Jeffrey Haas wrote:
> On Mon, Dec 18, 2017 at 01:04:03PM +0000, Nick Hilliard wrote:
>> It's also common practice for transit providers to use a single ASN
>> spanning the globe e.g. 174, 2914, 3356, etc. What you're describing
>> here is an aspect of the fact that that as-pathlen has not been a useful
>> determinant for the bgp decision engine for many years.
> 
> While somewhat orthogonal to this discussion, path length (and thus
> prepending) is about the only useful knob many BGP speakers have to try to
> bias incoming traffic.  I suspect you mean something a bit different above.

point taken, but I meant for outgoing: it's not useful when you have
upstream or peer global asns for outbound traffic.

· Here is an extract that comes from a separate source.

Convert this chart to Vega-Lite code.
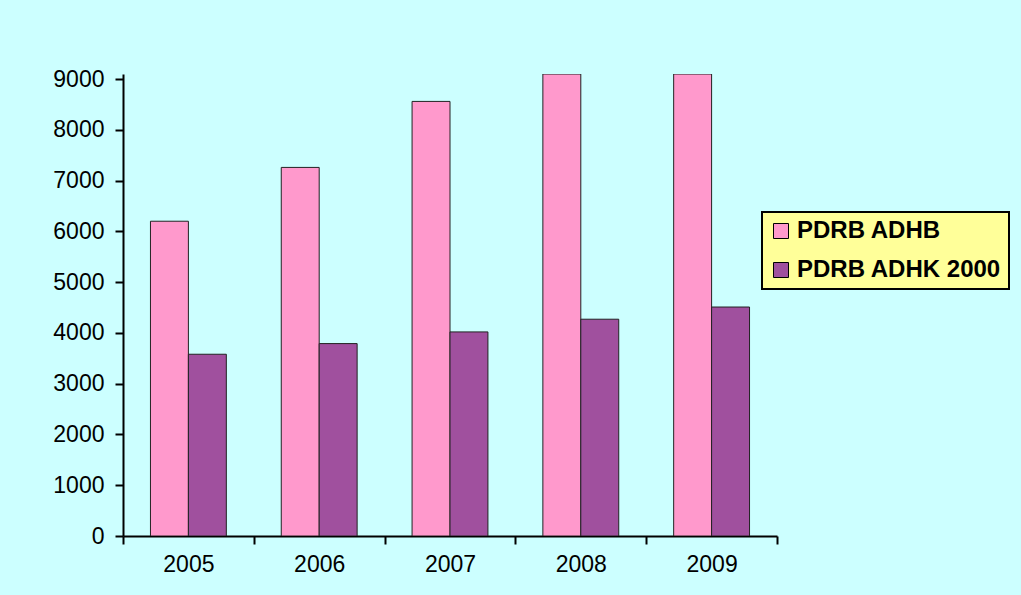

>> Updating rfc4271 would be more productive - and getting IXPs to filter
>> ingress bgp feeds by default.
> 
> I hope to be retired before that level of "incremental update" is expected
> to work in the Internet at large. :-)

Probably hell would freeze over before consensus was reached on a
replacement decision engine.

> P.S. many providers provide knobs to ignore path length as a consideration.
> No spec work is required.

yeah, but you know dealing with ixp participants is hard.  IXPs are
firmly aimed at the mid- to low-end provider market, and often you're
dealing with people who just don't understand routing well or who don't
have time to twiddle knobs.  It's better policy to provide ixp
participants with simple guidelines and a well-managed 90% solution
rather than spend all day pushing them up the hill.